Docklands Light Railway train
Work on a DLR link to Thamesmead is not expected to start until 2028 Credit: The Greenwich Wire

Extending the Docklands Light Railway to Thamesmead could cost £1.7 billion – with homes in major new developments being built before the first trains arrive in 2033.

Senior councillors in both Greenwich and Newham are signing off a request for the Westminster government to help pay for early work on the project, which would help the development of up to 30,000 new homes on both sides of the Thames.

Greenwich cabinet members endorsed the request in a brief meeting on Wednesday, with just a summary document placed in the public domain.

However, across the Thames, Newham has been more transparent and published the full document before its cabinet meets on Tuesday. Newham’s paper reveals that an extension would not be ready for another decade, with construction not expected to start until 2028.

Before then, up to £12 million will be needed to develop the project. Both councils will contribute £500,000 each for four years of preparatory work on the extension, while Transport for London, developers and other bodies will also contribute cash.

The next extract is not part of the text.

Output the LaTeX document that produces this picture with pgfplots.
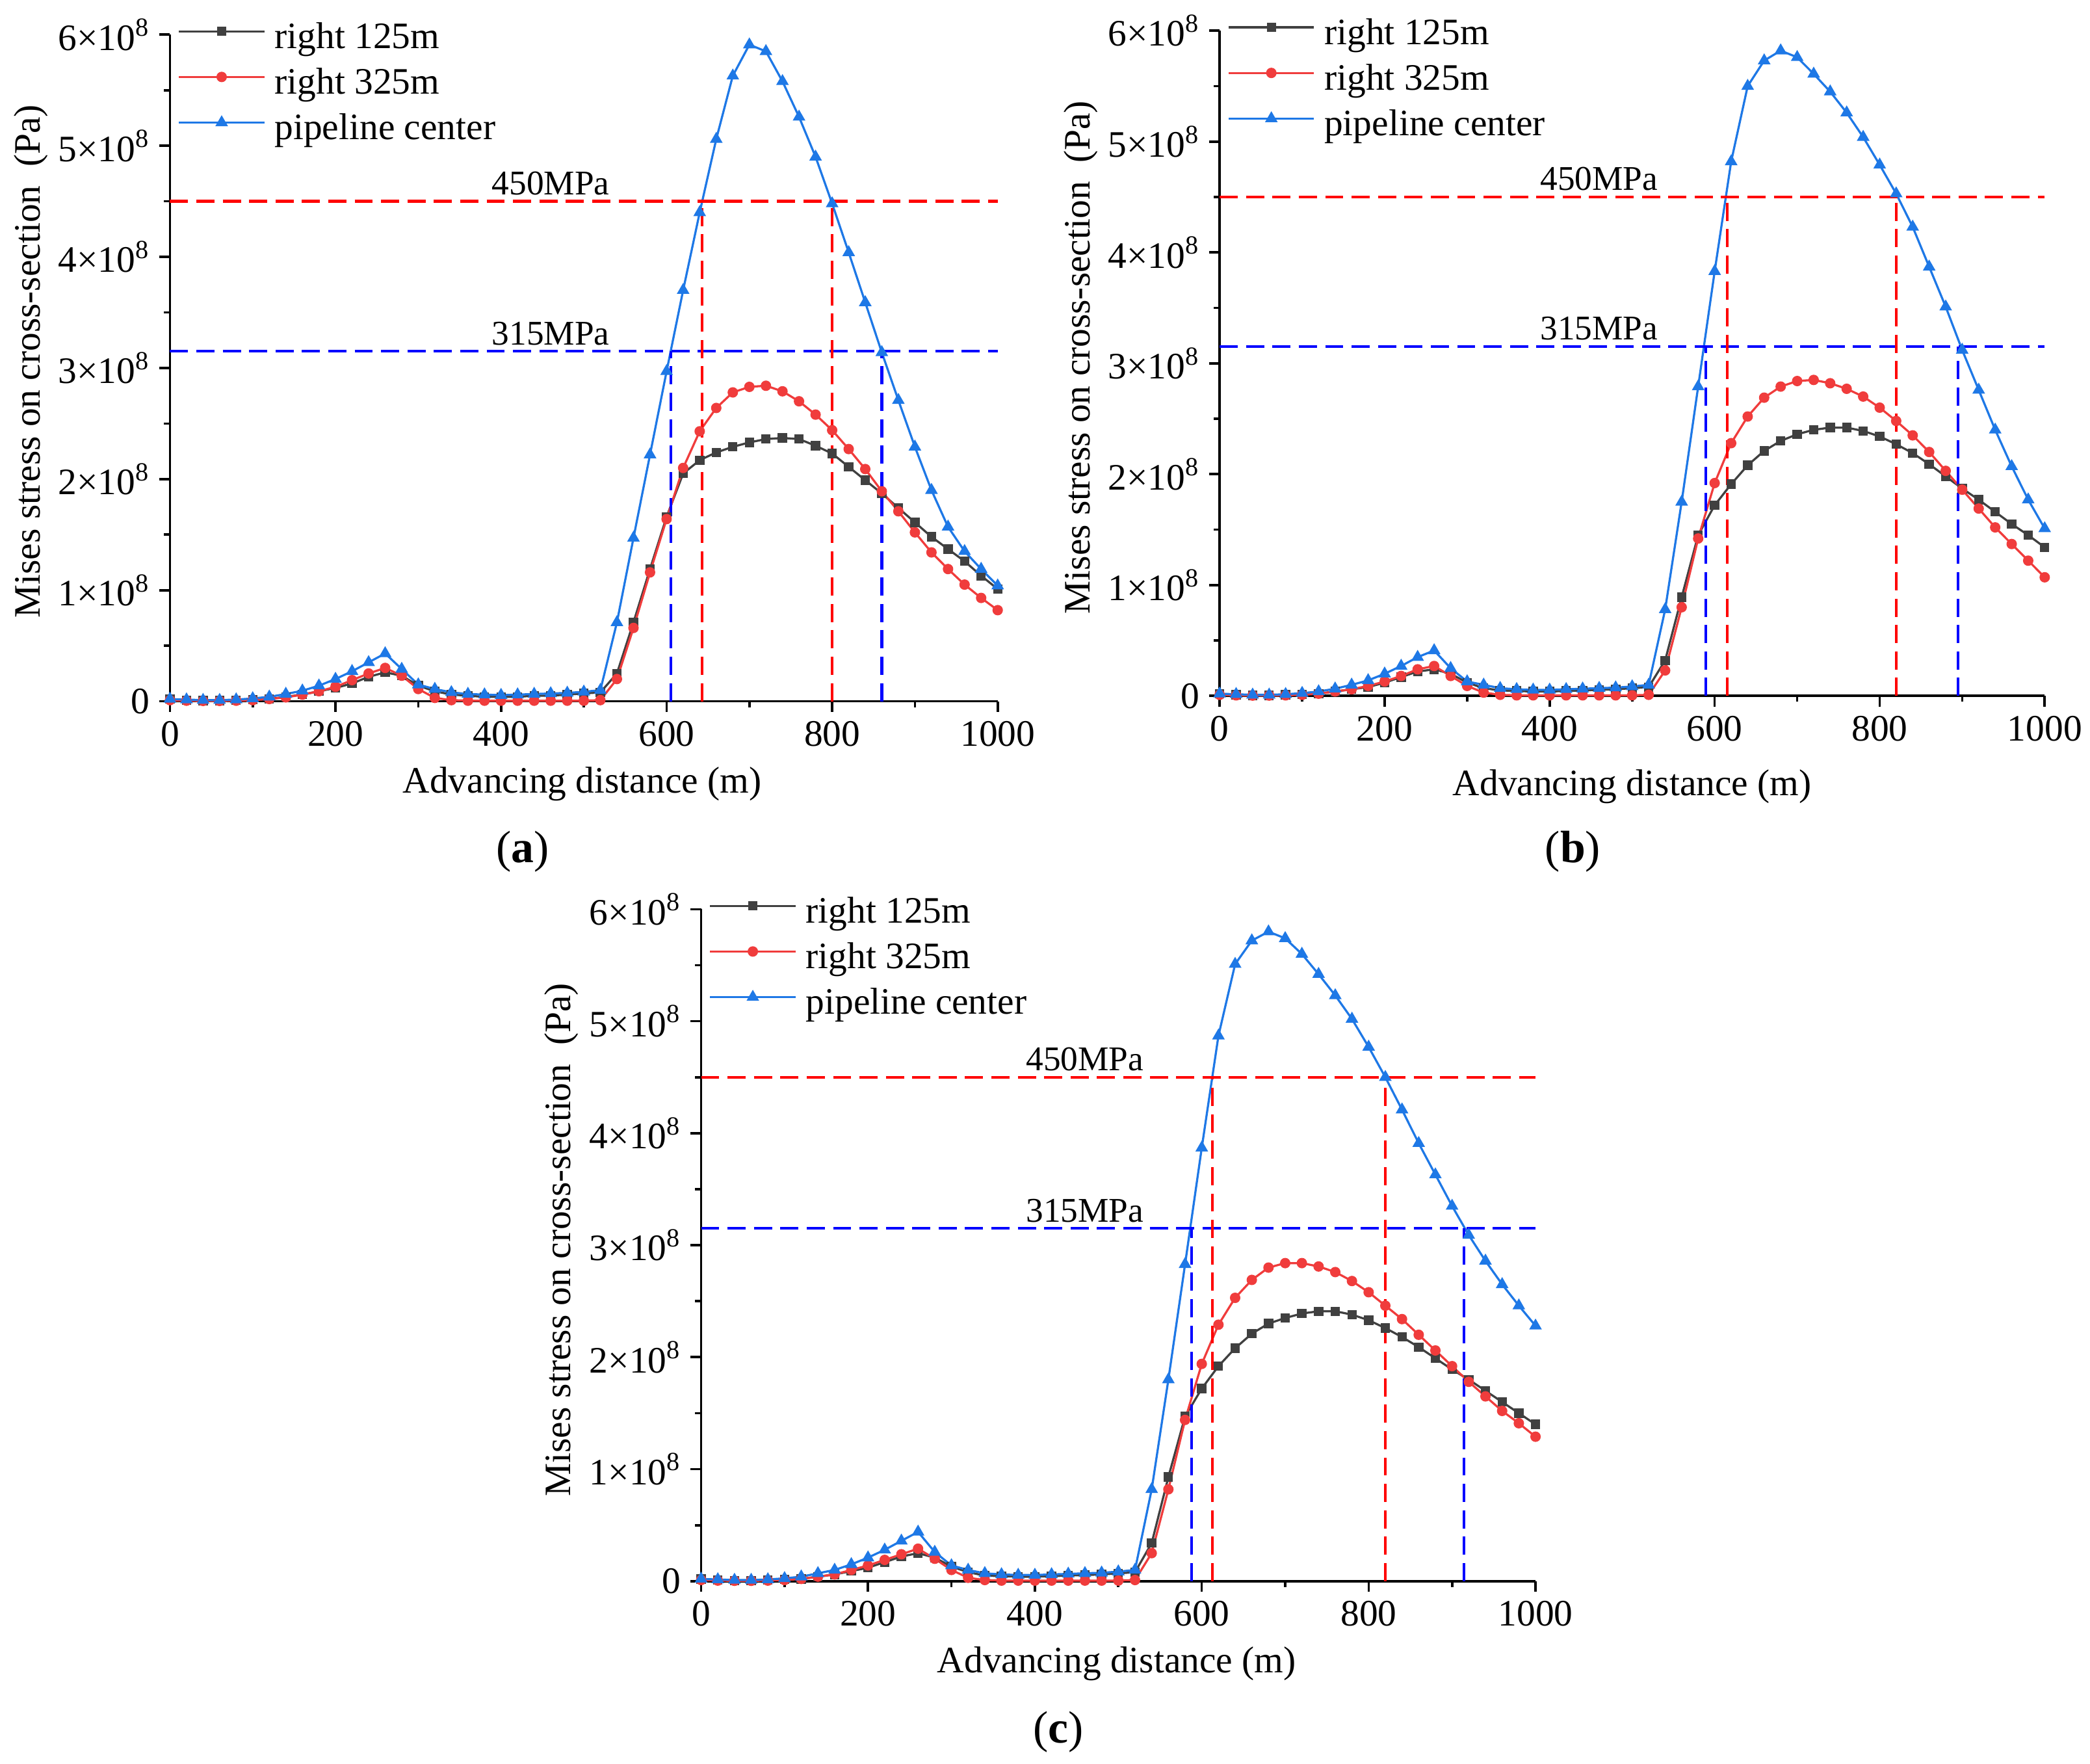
\documentclass[border=0pt]{standalone}
\usepackage{fontspec}
\setmainfont{Liberation Serif}
\usepackage{pgfplots}
\usepackage{pgfplotstable}
\pgfplotsset{compat=1.18}

\definecolor{cblk}{RGB}{64,64,64}
\definecolor{cred}{RGB}{240,60,60}
\definecolor{cblu}{RGB}{30,120,230}
\definecolor{dred}{RGB}{255,0,0}
\definecolor{dblu}{RGB}{0,0,255}

\pgfplotstableread{
x k r b
0 0.02 0.01 0.02
20 0.01 0.005 0.015
40 0.005 0.003 0.01
60 0.005 0.003 0.01
80 0.01 0.005 0.015
100 0.015 0.01 0.025
120 0.02 0.02 0.04
140 0.04 0.035 0.065
160 0.06 0.06 0.095
180 0.09 0.09 0.14
200 0.12 0.13 0.2
220 0.16 0.19 0.27
240 0.22 0.25 0.35
260 0.26 0.30 0.43
280 0.23 0.23 0.29
300 0.14 0.11 0.15
320 0.09 0.03 0.11
340 0.06 0.01 0.08
360 0.05 0.005 0.065
380 0.04 0.005 0.06
400 0.04 0.005 0.055
420 0.04 0.005 0.06
440 0.05 0.005 0.065
460 0.05 0.005 0.07
480 0.06 0.005 0.075
500 0.07 0.005 0.085
520 0.08 0.01 0.1
540 0.25 0.2 0.71
560 0.71 0.66 1.47
580 1.19 1.16 2.22
600 1.66 1.64 2.97
620 2.05 2.10 3.70
640 2.17 2.43 4.40
660 2.24 2.64 5.06
680 2.29 2.78 5.63
700 2.33 2.83 5.91
720 2.36 2.84 5.85
740 2.37 2.79 5.58
760 2.36 2.70 5.26
780 2.30 2.58 4.90
800 2.23 2.44 4.48
820 2.11 2.27 4.04
840 1.99 2.09 3.59
860 1.87 1.89 3.14
880 1.74 1.71 2.71
900 1.61 1.52 2.29
920 1.48 1.34 1.90
940 1.37 1.19 1.57
960 1.26 1.05 1.35
980 1.13 0.93 1.19
1000 1.01 0.82 1.04
}\dataA

\pgfplotstableread{
x k r b
0 0.02 0.01 0.02
20 0.01 0.005 0.015
40 0.005 0.003 0.01
60 0.005 0.003 0.01
80 0.01 0.005 0.015
100 0.015 0.01 0.025
120 0.02 0.02 0.04
140 0.04 0.04 0.065
160 0.06 0.06 0.1
180 0.08 0.09 0.14
200 0.12 0.13 0.2
220 0.17 0.18 0.27
240 0.22 0.24 0.35
260 0.24 0.27 0.41
280 0.20 0.18 0.25
300 0.12 0.09 0.13
320 0.07 0.03 0.1
340 0.05 0.01 0.07
360 0.045 0.005 0.06
380 0.04 0.005 0.055
400 0.04 0.005 0.055
420 0.045 0.005 0.06
440 0.05 0.005 0.065
460 0.055 0.005 0.07
480 0.06 0.005 0.075
500 0.07 0.005 0.085
520 0.08 0.01 0.1
540 0.32 0.23 0.78
560 0.89 0.80 1.75
580 1.45 1.42 2.79
600 1.72 1.92 3.83
620 1.91 2.28 4.82
640 2.08 2.52 5.50
660 2.21 2.69 5.73
680 2.30 2.79 5.82
700 2.36 2.84 5.76
720 2.40 2.85 5.61
740 2.42 2.82 5.45
760 2.42 2.77 5.26
780 2.39 2.70 5.04
800 2.34 2.60 4.79
820 2.27 2.48 4.53
840 2.19 2.35 4.23
860 2.09 2.20 3.87
880 1.98 2.03 3.51
900 1.87 1.86 3.12
920 1.77 1.69 2.76
940 1.66 1.52 2.40
960 1.55 1.37 2.07
980 1.45 1.22 1.77
1000 1.34 1.07 1.51
}\dataB

\pgfplotstableread{
x k r b
0 0.02 0.01 0.02
20 0.01 0.005 0.015
40 0.005 0.003 0.01
60 0.005 0.003 0.01
80 0.01 0.005 0.015
100 0.015 0.01 0.025
120 0.02 0.02 0.04
140 0.04 0.04 0.07
160 0.06 0.06 0.1
180 0.09 0.1 0.15
200 0.12 0.14 0.21
220 0.17 0.19 0.28
240 0.22 0.24 0.36
260 0.25 0.29 0.44
280 0.21 0.20 0.26
300 0.13 0.10 0.14
320 0.08 0.03 0.1
340 0.05 0.01 0.07
360 0.045 0.005 0.06
380 0.04 0.005 0.055
400 0.04 0.005 0.055
420 0.045 0.005 0.06
440 0.05 0.005 0.065
460 0.055 0.005 0.07
480 0.06 0.005 0.075
500 0.07 0.005 0.085
520 0.08 0.01 0.1
540 0.34 0.25 0.82
560 0.93 0.82 1.80
580 1.47 1.44 2.83
600 1.72 1.94 3.87
620 1.92 2.29 4.87
640 2.08 2.53 5.51
660 2.21 2.69 5.72
680 2.30 2.80 5.80
700 2.35 2.84 5.74
720 2.39 2.84 5.60
740 2.41 2.81 5.42
760 2.41 2.76 5.23
780 2.38 2.68 5.02
800 2.33 2.58 4.77
820 2.26 2.46 4.50
840 2.18 2.34 4.21
860 2.09 2.20 3.91
880 1.99 2.06 3.63
900 1.89 1.92 3.35
920 1.80 1.78 3.09
940 1.70 1.65 2.86
960 1.60 1.52 2.65
980 1.50 1.41 2.46
1000 1.40 1.29 2.28
}\dataC

\pgfplotsset{
  panel/.style={
    scale only axis,
    xmin=0, xmax=1000, ymin=0, ymax=6,
    axis lines*=left,
    axis line style={-, line width=0.9pt},
    tick align=outside,
    major tick length=4pt, minor tick length=2.2pt,
    tick style={line width=0.9pt, black},
    xtick={0,200,400,600,800,1000},
    xticklabels={0,200,400,600,800,1000},
    ytick={0,1,2,3,4,5,6},
    yticklabels={0,{1×10\textsuperscript{8}},{2×10\textsuperscript{8}},{3×10\textsuperscript{8}},{4×10\textsuperscript{8}},{5×10\textsuperscript{8}},{6×10\textsuperscript{8}}},
    minor x tick num=1, minor y tick num=1,
    tick label style={font=\fontsize{14}{16}\selectfont},
    label style={font=\fontsize{14}{16}\selectfont},
    xlabel={Advancing distance (m)},
    ylabel={Mises stress on cross-section~~(Pa)},
    clip=false,
    legend cell align=left,
    legend style={draw=none, fill=none, at={(axis description cs:0,1)}, anchor=north west,
      inner sep=0pt, outer sep=0pt, yshift=4.8pt, xshift=3pt,
      font=\fontsize{14}{16}\selectfont, row sep=3.6pt,
      nodes={inner sep=0pt, text height=10pt, text depth=3.5pt},
      /tikz/every odd column/.append style={column sep=3.5pt}},
    legend image code/.code={\draw[mark repeat=2,mark phase=2,#1,yshift=3.2pt] plot coordinates {(0pt,0pt) (16pt,0pt) (32pt,0pt)};},
  },
  sk/.style={color=cblk, line width=0.8pt, mark=square*, mark size=1.35pt, mark options={solid}},
  sr/.style={color=cred, line width=0.8pt, mark=*, mark size=1.55pt, mark options={solid}},
  sb/.style={color=cblu, line width=0.8pt, mark=triangle*, mark size=1.95pt, mark options={solid}},
  thr/.style={line width=1.05pt, dash pattern=on 6.8pt off 3.1pt, forget plot, mark=none},
}

\newcommand{\anno}[2]{\node[font=\fontsize{13}{15}\selectfont, anchor=base, inner sep=0pt, yshift=2.5pt] at (axis cs:460,#1) {#2};}

\begin{document}
\begin{tikzpicture}
\path[use as bounding box] (0pt,0pt) rectangle (784pt,-661.5pt);

% (a)
\begin{axis}[panel, at={(63.75pt,-263pt)}, anchor=south west, width=310.5pt, height=250pt,
  xlabel style={at={(axis description cs:0.498,-0.124)}, anchor=center},
  ylabel style={at={(axis description cs:-0.168,0.51)}, anchor=center, rotate=0}]
\addplot[sk] table[x=x,y=k] {\dataA};
\addlegendentry{right 125m}
\addplot[sr] table[x=x,y=r] {\dataA};
\addlegendentry{right 325m}
\addplot[sb] table[x=x,y=b] {\dataA};
\addlegendentry{pipeline center}
\addplot[thr, dred] coordinates {(0,4.5) (1000,4.5)};
\addplot[thr, dblu] coordinates {(0,3.15) (1000,3.15)};
\addplot[thr, dred] coordinates {(643,0) (643,4.5)};
\addplot[thr, dred] coordinates {(800,0) (800,4.5)};
\addplot[thr, dblu] coordinates {(605,0) (605,3.15)};
\addplot[thr, dblu] coordinates {(860,0) (860,3.15)};
\anno{4.5}{450MPa}
\anno{3.15}{315MPa}
\end{axis}

% (b)
\begin{axis}[panel, at={(457.5pt,-261pt)}, anchor=south west, width=309.5pt, height=249.5pt,
  xlabel style={at={(axis description cs:0.5,-0.136)}, anchor=center},
  ylabel style={at={(axis description cs:-0.168,0.509)}, anchor=center, rotate=0}]
\addplot[sk] table[x=x,y=k] {\dataB};
\addlegendentry{right 125m}
\addplot[sr] table[x=x,y=r] {\dataB};
\addlegendentry{right 325m}
\addplot[sb] table[x=x,y=b] {\dataB};
\addlegendentry{pipeline center}
\addplot[thr, dred] coordinates {(0,4.5) (1000,4.5)};
\addplot[thr, dblu] coordinates {(0,3.15) (1000,3.15)};
\addplot[thr, dred] coordinates {(615,0) (615,4.5)};
\addplot[thr, dred] coordinates {(820,0) (820,4.5)};
\addplot[thr, dblu] coordinates {(589,0) (589,3.15)};
\addplot[thr, dblu] coordinates {(895,0) (895,3.15)};
\anno{4.5}{450MPa}
\anno{3.15}{315MPa}
\end{axis}

% (c)
\begin{axis}[panel, at={(263pt,-593pt)}, anchor=south west, width=313pt, height=252pt,
  xlabel style={at={(axis description cs:0.498,-0.123)}, anchor=center},
  ylabel style={at={(axis description cs:-0.167,0.508)}, anchor=center, rotate=0}]
\addplot[sk] table[x=x,y=k] {\dataC};
\addlegendentry{right 125m}
\addplot[sr] table[x=x,y=r] {\dataC};
\addlegendentry{right 325m}
\addplot[sb] table[x=x,y=b] {\dataC};
\addlegendentry{pipeline center}
\addplot[thr, dred] coordinates {(0,4.5) (1000,4.5)};
\addplot[thr, dblu] coordinates {(0,3.15) (1000,3.15)};
\addplot[thr, dred] coordinates {(613,0) (613,4.5)};
\addplot[thr, dred] coordinates {(820,0) (820,4.5)};
\addplot[thr, dblu] coordinates {(588,0) (588,3.15)};
\addplot[thr, dblu] coordinates {(914,0) (914,3.15)};
\anno{4.5}{450MPa}
\anno{3.15}{315MPa}
\end{axis}

\node[font=\fontsize{17}{19}\selectfont] at (196pt,-319.5pt) {(\textbf{a})};
\node[font=\fontsize{17}{19}\selectfont] at (590pt,-319.5pt) {(\textbf{b})};
\node[font=\fontsize{17}{19}\selectfont] at (397pt,-649.5pt) {(\textbf{c})};
\end{tikzpicture}
\end{document}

The government is being asked for between £4 million and £6 million.

While Greenwich councillors were told that the total cost of building the line would be between £700 million and £1.2 billion at 2021 prices, their counterparts in Newham were given a fuller picture.

“Taking account of future inflation between 2021 and the anticipated construction period of 2028-33, outturn costs are currently forecast at between £950m and £1.7bn,” the economic case for the extension says.

TfL Thamesmead map
A bus transit link is planned as well as the DLR extension

While much of Thamesmead is poorly-served by public transport, the extension aims to serve two major new developments at Beckton Riverside – on the site of the old gas works – and Thamesmead Waterfront, which would be built on retail parks and the remaining undeveloped former Ministry of Defence land.

But the first residents could move in long before the first trains arrive – as happened across the Thames when the first residents in Barking Riverside settled in before the London Overground came to the area.

“The landowners/developers are also working with the local authorities to explore the potential to bring forward a limited number of homes at Beckton Riverside and Thamesmead Waterfront, in advance of the delivery of a public transport intervention, maximising existing links,” the document says.

“Planning applications for early non-dependent phases could be submitted in the mid-2020s, with the first homes being occupied in the late 2020s.”

Three options are being considered in the preparatory work: a bus transit link between Woolwich, Thamesmead and Abbey Wood; a DLR link to Beckton Riverside only; and a DLR link that continues all the way to Thamesmead.

The document warns against only going to Beckton Riverside and says that a bus transit – a service with its own lanes and priority over normal traffic – could be built in Thamesmead first to be joined later by the DLR.

Options ruled out at an early stage included river buses, cable car links across the Thames and extensions of the Hammersmith & City line from Barking.

Current residents in Thamesmead are “screaming out for transport infrastructure”, communities cabinet member and Abbey Wood councillor Ann-Marie Cousins said on Wednesday.

Greenwich Council leader Anthony Okereke said: “This has been a long campaign for us in terms of wanting the DLR extension from Beckton to Thamesmead, and I’m glad that we’re working with our partners to make sure that we can push this forward.

“The infrastructure’s going to bring a huge investment into Thamesmead and Abbey Wood and the wider area in the same way the Elizabeth Line has done for Woolwich and as a cabinet, we will continue to campaign for more infrastructure in southeast London.”